Sid attaching the stepper motor
Once we were happy with the way the scale moved, we had to begin thinking about how to attach the motor. We considered using a belt system, but once we discovered a discarded printer in the school’s dumpster, we began experimenting with the gears inside that. In the end we decided to attach a gear taken from the printer to the scale and laser cut a smaller gear that would attach directly to our motor.
At this point, Sid has found a new best friend in the laser printer. We are using this tool to do everything from etching text to cutting highly customized gears. But besides using the laser printer, we have been in the electronics labs soldering wires, the wood shop seeking advice on materials, the metal workshop cutting screws, the glass studio sand blasting acrylic and in the IT office seeking discarded printers to hack.

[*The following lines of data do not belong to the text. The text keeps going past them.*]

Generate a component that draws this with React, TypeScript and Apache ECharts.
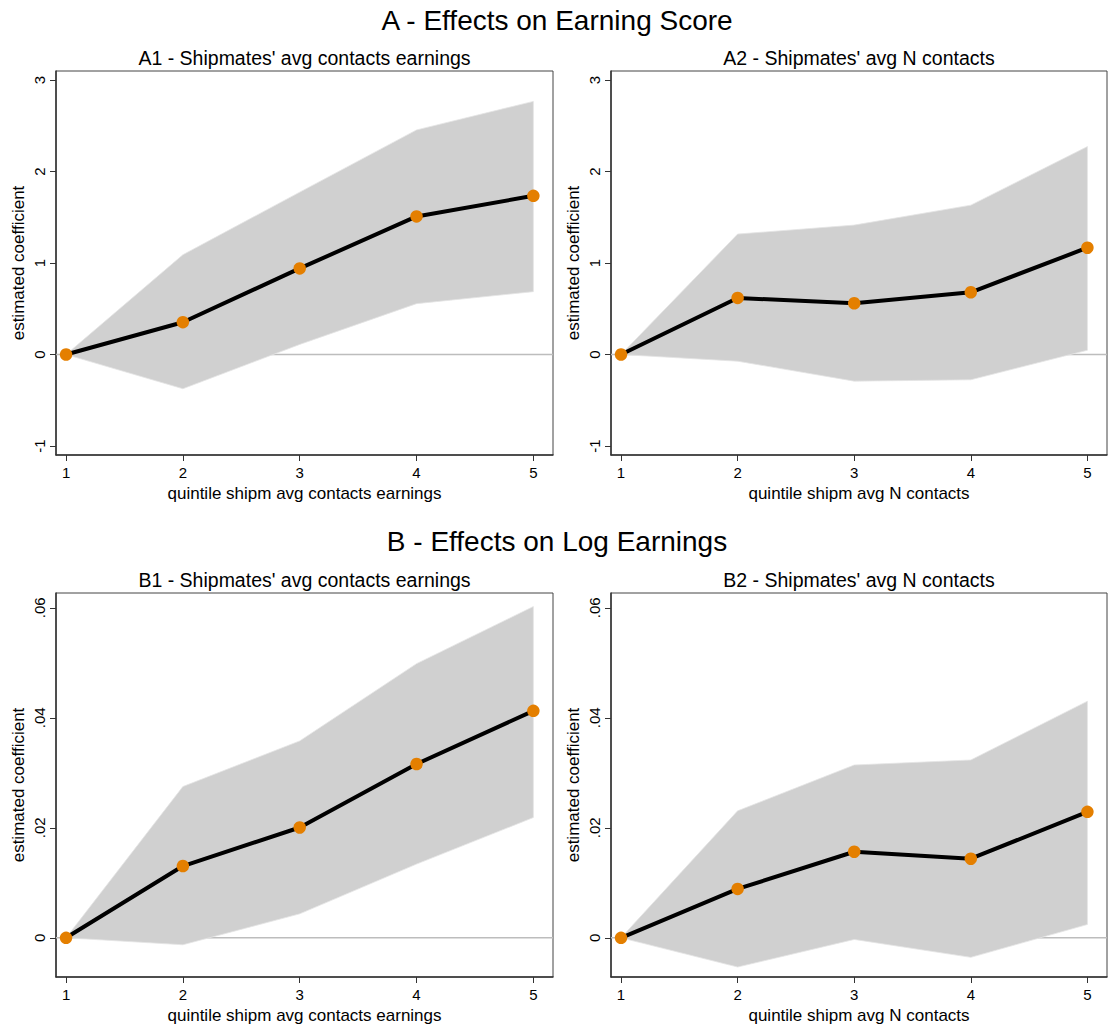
import React, { useEffect, useRef } from "react";
import * as echarts from "echarts";

// ---- data ----
const quintiles = [1, 2, 3, 4, 5];
const xTickLabels = ["1", "2", "3", "4", "5"];

const yTicksA = [-1, 0, 1, 2, 3];
const yTickLabelsA = ["-1", "0", "1", "2", "3"];
const yTicksB = [0, 0.02, 0.04, 0.06];
const yTickLabelsB = ["0", ".02", ".04", ".06"];

const a1Coef = [0, 0.353, 0.941, 1.509, 1.734];
const a1Lo = [0, -0.374, 0.11, 0.556, 0.687];
const a1Hi = [0, 1.09, 1.774, 2.454, 2.766];

const a2Coef = [0, 0.618, 0.56, 0.68, 1.167];
const a2Lo = [0, -0.073, -0.291, -0.276, 0.047];
const a2Hi = [0, 1.316, 1.414, 1.632, 2.272];

const b1Coef = [0, 0.01305, 0.02006, 0.0316, 0.04127];
const b1Lo = [0, -0.00127, 0.00435, 0.0134, 0.02187];
const b1Hi = [0, 0.0275, 0.0358, 0.04985, 0.06024];

const b2Coef = [0, 0.00888, 0.01565, 0.01438, 0.0229];
const b2Lo = [0, -0.00532, -0.0003, -0.00356, 0.00242];
const b2Hi = [0, 0.02308, 0.03142, 0.03233, 0.04302];

const mainTitles = ["A - Effects on Earning Score", "B - Effects on Log Earnings"];
const subTitles = [
  "A1 - Shipmates' avg contacts earnings",
  "A2 - Shipmates' avg N contacts",
  "B1 - Shipmates' avg contacts earnings",
  "B2 - Shipmates' avg N contacts",
];
const xNames = [
  "quintile shipm avg contacts earnings",
  "quintile shipm avg N contacts",
  "quintile shipm avg contacts earnings",
  "quintile shipm avg N contacts",
];
const yName = "estimated coefficient";

// ---- layout / style ----
const FONT = "Liberation Sans, Arial, sans-serif";
const X_MIN = 0.914;
const X_MAX = 5.168;
const RANGE_A = [-1.098, 3.098];
const RANGE_B = [-0.00713, 0.0627];
const grids = [
  { left: 56, top: 71, width: 497, height: 384 },
  { left: 611, top: 71, width: 496, height: 384 },
  { left: 56, top: 593, width: 497, height: 384 },
  { left: 611, top: 593, width: 496, height: 384 },
];
const BAND = "#d0d0d0";
const ZERO = "#bdbdbd";
const MARKER = "#e47f00";
const AXIS = "#333333";

const panels = [
  { coef: a1Coef, lo: a1Lo, hi: a1Hi, ticks: yTicksA, labels: yTickLabelsA, range: RANGE_A },
  { coef: a2Coef, lo: a2Lo, hi: a2Hi, ticks: yTicksA, labels: yTickLabelsA, range: RANGE_A },
  { coef: b1Coef, lo: b1Lo, hi: b1Hi, ticks: yTicksB, labels: yTickLabelsB, range: RANGE_B },
  { coef: b2Coef, lo: b2Lo, hi: b2Hi, ticks: yTicksB, labels: yTickLabelsB, range: RANGE_B },
];

function labelFor(ticks: number[], labels: string[]) {
  return (v: number) => {
    const i = ticks.findIndex((t) => Math.abs(t - v) < 1e-9);
    return i >= 0 ? labels[i] : "";
  };
}

function buildOption() {
  const xAxis: any[] = [];
  const yAxis: any[] = [];
  const series: any[] = [];
  panels.forEach((p, k) => {
    xAxis.push({
      gridIndex: k,
      type: "value",
      min: X_MIN,
      max: X_MAX,
      name: xNames[k],
      nameLocation: "middle",
      nameGap: 30,
      nameTextStyle: { fontSize: 17, color: "#000", fontFamily: FONT },
      axisLine: { show: true, onZero: false, lineStyle: { color: AXIS, width: 1.5 } },
      axisTick: { show: true, length: 6, customValues: quintiles, lineStyle: { color: AXIS, width: 1 } },
      axisLabel: {
        customValues: quintiles,
        formatter: labelFor(quintiles, xTickLabels),
        fontSize: 15,
        color: "#000",
        margin: 10,
        fontFamily: FONT,
      },
      splitLine: { show: false },
    });
    yAxis.push({
      gridIndex: k,
      type: "value",
      min: p.range[0],
      max: p.range[1],
      name: yName,
      nameLocation: "middle",
      nameRotate: 90,
      nameGap: 29,
      nameTextStyle: { fontSize: 17, color: "#000", fontFamily: FONT },
      axisLine: { show: true, onZero: false, lineStyle: { color: AXIS, width: 1.5 } },
      axisTick: { show: true, length: 6, customValues: p.ticks, lineStyle: { color: AXIS, width: 1 } },
      axisLabel: {
        customValues: p.ticks,
        formatter: labelFor(p.ticks, p.labels),
        rotate: 90,
        fontSize: 15,
        color: "#000",
        margin: 9,
        fontFamily: FONT,
      },
      splitLine: { show: false },
    });
    series.push({
      type: "custom",
      xAxisIndex: k,
      yAxisIndex: k,
      silent: true,
      z: 1,
      encode: { x: 0, y: [1, 2] },
      data: quintiles.map((q, i) => [q, p.lo[i], p.hi[i]]),
      renderItem: (params: any, api: any) => {
        if (params.dataIndex !== 0) return null;
        const up = quintiles.map((q, i) => api.coord([q, p.hi[i]]));
        const dn = quintiles.map((q, i) => api.coord([q, p.lo[i]])).reverse();
        const za = api.coord([X_MIN, 0]);
        const zb = api.coord([X_MAX, 0]);
        return {
          type: "group",
          children: [
            {
              type: "line",
              shape: { x1: za[0], y1: za[1], x2: zb[0], y2: zb[1] },
              style: { stroke: ZERO, lineWidth: 1.5 },
            },
            {
              type: "polygon",
              shape: { points: up.concat(dn) },
              style: { fill: BAND, stroke: "#e4e4e4", lineWidth: 0.8 },
            },
          ],
        };
      },
    });
    series.push({
      type: "line",
      xAxisIndex: k,
      yAxisIndex: k,
      z: 3,
      data: quintiles.map((q, i) => [q, p.coef[i]]),
      symbol: "circle",
      symbolSize: 12.5,
      showSymbol: true,
      itemStyle: { color: MARKER, borderWidth: 0 },
      lineStyle: { color: "#000", width: 4 },
    });
  });

  const graphic: any[] = [];
  const mainY = [20, 541];
  mainTitles.forEach((t, i) => {
    graphic.push({
      type: "text",
      x: 557,
      y: mainY[i],
      style: { text: t, fontSize: 28, fill: "#000", align: "center", verticalAlign: "middle", fontFamily: FONT },
    });
  });
  grids.forEach((g, k) => {
    graphic.push({
      type: "text",
      x: g.left + g.width / 2,
      y: g.top - 13,
      style: { text: subTitles[k], fontSize: 19.5, fill: "#000", align: "center", verticalAlign: "middle", fontFamily: FONT },
    });
  });

  return {
    animation: false,
    backgroundColor: "#ffffff",
    textStyle: { fontFamily: FONT },
    grid: grids.map((g) => ({ ...g, show: true, borderColor: "#444", borderWidth: 1, backgroundColor: "transparent", containLabel: false })),
    xAxis,
    yAxis,
    series,
    graphic,
  };
}

export default function App() {
  const ref = useRef<HTMLDivElement>(null);
  useEffect(() => {
    if (!ref.current) return;
    const chart = echarts.init(ref.current, null, { renderer: "svg" });
    chart.setOption(buildOption() as any);
    return () => chart.dispose();
  }, []);
  return (
    <div
      ref={ref}
      style={{ position: "fixed", left: 0, top: 0, width: 1112, height: 1030, background: "#fff" }}
    />
  );
}
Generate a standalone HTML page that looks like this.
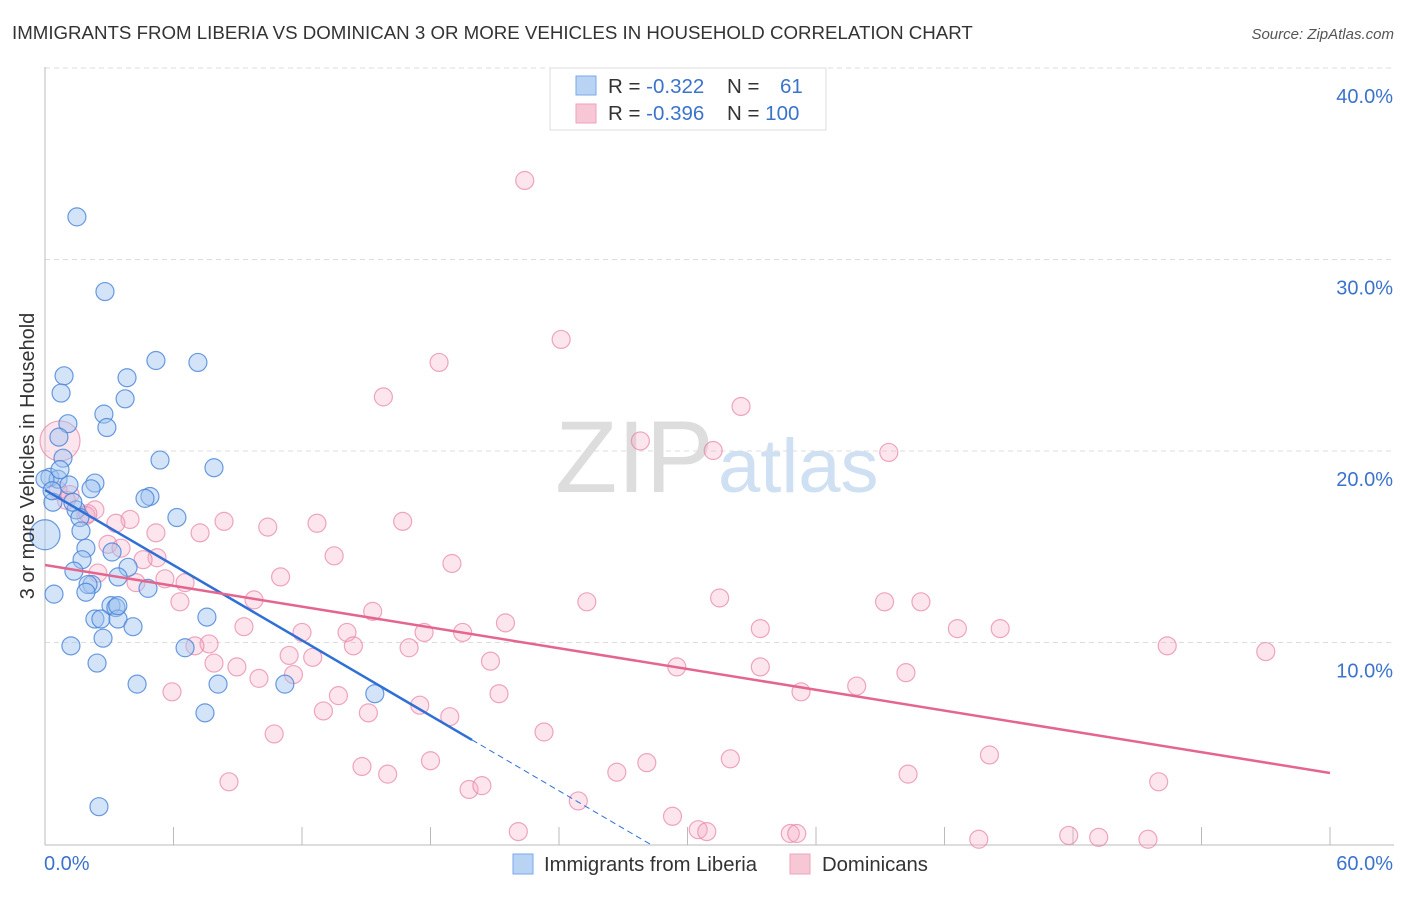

Eilidh soldering a power supply to the motor's driver board
The problem we are currently facing is power. Once the motor was fixed to the scale and connected to our Arduino board, we were very relieved to see that it was actually working. The gears fit and the motor moved the arms quite smoothly. But the problem was it could hardly lift a plastic dish, let alone anything that would be placed in that dish. We experimented with stronger power supplies but in the end the problem appeared to be with our motor’s driver board. We are presently working with Vinay to assemble a driver board capable of handling more power. Hopefully then the scale will actually be able to move with things placed on top of it.
Driving the motor with the Arduino
Besides the motor, we also connected two limit switches. They are placed below the gears and act as a safety mechanism. Once the arm goes too far to either side, it will hit the switch and turn the motor off. They will also be necessary for measuring the amount of steps the motor will take to move the scale from one side to the other. With this measurement, we can begin thinking about how to calculate the movements that will take place when different food items and weights are placed on the scale.
We have made some good progress during the past week but our to-do-list is still frightengly long (and getting longer). Once the motor is working properly, we will need to attach an RFID reader to one arm and a load cell (weight sensor) to the other. And then we have to program everything. It also might be good if the object looks nice, as opposed to clear acrylic with wires everywhere. And then we have to put together a presentation.